Marketplace Closing Share Price June 26, 2012

Marketplace Closing Share Price June 27, 2012

Dollar Increase in Share Price

Percentage Increase

MDA shares

$44.65

$57.13

$12.48

28%

Loral shares

US $59.36

US $67.21

$7.85

13.2%

  1. MDA issued a material change report concerning the Acquisition on June 29, 2012.
  2. MDA’s Acquisition was a material fact to both Loral and to MDA.
  3. Talawdekar became aware of the Acquisition in the course of his employment before there was general disclosure by MDA, which only occurred with the Announcement.
  4. Talawdekar purchased MDA shares with knowledge of a material, undisclosed fact.  He also conveyed the substance of the material non-public information respecting the Acquisition to his friend Hariharan before it was generally disclosed.
  5. As a result of receiving this tip, starting on the day before the Announcement and continuing on the day of the Announcement (but before the Announcement), Hariharan purchased a total of 220 short-dated, out-of-the-money call option contracts of Loral.

Knowledge of Talawdekar of the Material Information

  1. In the months leading up to the Announcement, several employees at MDA’s Brampton offices participated in the due diligence process for the proposed Acquisition. While Talawdekar was not part of the due diligence team, his workstation was located in close proximity to members of the due diligence team.

Chronology of Key Events

  1. On Thursday, June 21, 2012, Talawdekar learned of material undisclosed information, namely that MDA was going to be part of a major, transformative acquisition. Talawdekar then transferred $45,000 from his line of credit to his brokerage account (by 3:18 PM) and purchased 1,000 shares of MDA at a cost of $44,365.45 (by 3:26 PM). The cost of purchasing the MDA securities was approximately 50% of his yearly gross salary. Prior to those purchases, Talawdekar had not purchased MDA securities for over 20 months and had not drawn upon his line of credit for at least 10 months.

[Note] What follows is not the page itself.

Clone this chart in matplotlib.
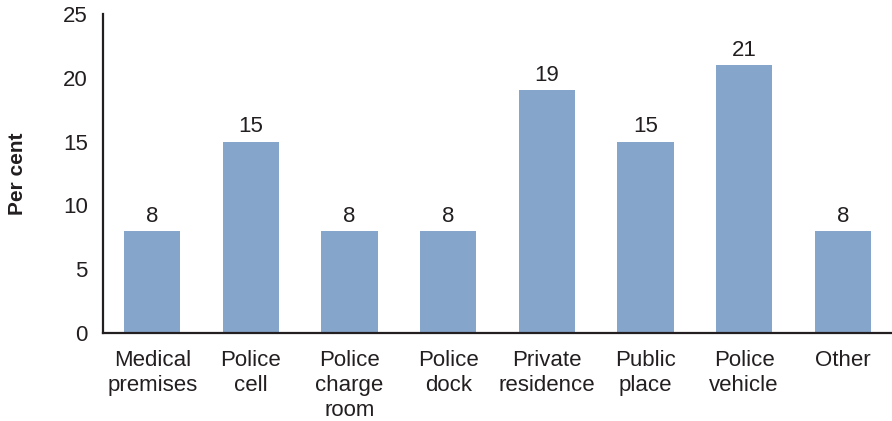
import matplotlib
matplotlib.use("Agg")
import matplotlib.pyplot as plt

categories = ["Medical\npremises", "Police\ncell", "Police\ncharge\nroom", "Police\ndock",
              "Private\nresidence", "Public\nplace", "Police\nvehicle", "Other"]
values = [8, 15, 8, 8, 19, 15, 21, 8]
y_ticks = [0, 5, 10, 15, 20, 25]

plt.rcParams["font.family"] = ["Liberation Sans", "DejaVu Sans"]
text_color = "#231f20"
fs = 16

fig = plt.figure(figsize=(8.92, 4.21), dpi=100)
ax = fig.add_axes([0.1155, 0.209, 0.8845, 0.758])

x = list(range(len(categories)))
bars = ax.bar(x, values, width=0.57, color="#86a5ca")
ax.bar_label(bars, labels=[str(v) for v in values], padding=3,
             fontsize=fs, color=text_color)

ax.set_xlim(-0.5, len(categories) - 0.5)
ax.set_ylim(0, 25)
ax.set_yticks(y_ticks)
ax.set_xticks(x)
ax.set_xticklabels(categories, fontsize=fs, color=text_color, linespacing=1.23)
ax.tick_params(axis="both", length=0, labelsize=fs, colors=text_color)
ax.tick_params(axis="x", pad=12.5)
ax.tick_params(axis="y", pad=11)

for side in ("top", "right"):
    ax.spines[side].set_visible(False)
for side in ("left", "bottom"):
    ax.spines[side].set_color(text_color)
    ax.spines[side].set_linewidth(1.6)

ax.set_ylabel("Per cent", fontsize=15, fontweight="bold", color=text_color, labelpad=26)

fig.savefig("out.png", dpi=100)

Talawdekar Tips Hariharan concerning the Acquisition

  1. On or about, Monday, June 25, 2012, Talawdekar learned further details concerning the Acquisition, including that the target of the acquisition was Loral’s subsidiary and the transaction would be announced imminently.
  2. Beginning later that same day and continuing the next day, Talawdekar engaged in a series of telephone calls with his friend Hariharan and informed him of those facts, which were material and generally undisclosed.
  3. As a result of receiving this tip, Hariharan purchased 220 call option contracts of Loral on June 26, 2012 prior to the Announcement at a cost of $11,019.90. This provided Hariharan with the right to purchase 22,000 Loral shares if the price went up to the strike price set out in the contract.

Profit Made by Hariharan

  1. The day following the Announcement, Hariharan sold all of the 220 Loral option contracts, realizing a combined profit of US$68,683.40, a 623% return in one day.

Profit Made by Talawdekar

  1. On June 27, 2012, shortly after the Announcement, Talawdekar sold the 1,000 shares of MDA for $56,039.05 with a profit of $11,673.60, a 26.3% return in seven days.

Breaches of Act and Conduct Contrary to the Public Interest

  1. Talawdekar, as an employee of MDA was a person in a special relationship with MDA in accordance with subsection 76(5)(c)(i) of the Act at the time of the subject trading,
  2. Purchased MDA securities with knowledge of material undisclosed information respecting MDA, contrary to section 76(1) of the Act, and
  3. Informed his friend Hariharan of the Acquisition, which was a material, generally-undisclosed fact in respect of MDA, thereby breaching section 76(2) of the Act and also thereby acted contrary to the public interest.
  4. While Hariharan’s conduct involving the purchase of Loral call option contracts as outlined above did not technically contravene s. 76(1) of the Act (because Loral was not an Ontario reporting issuer), his conduct impugned the integrity and fairness of the capital markets because of the misuse of material, confidential information obtained from Talawdekar.  Consequently Hariharan’s conduct was contrary to the public interest.
  5. Such additional allegations as Staff may advise and the Commission may permit.

DATED at Toronto this 11th day of March 2015.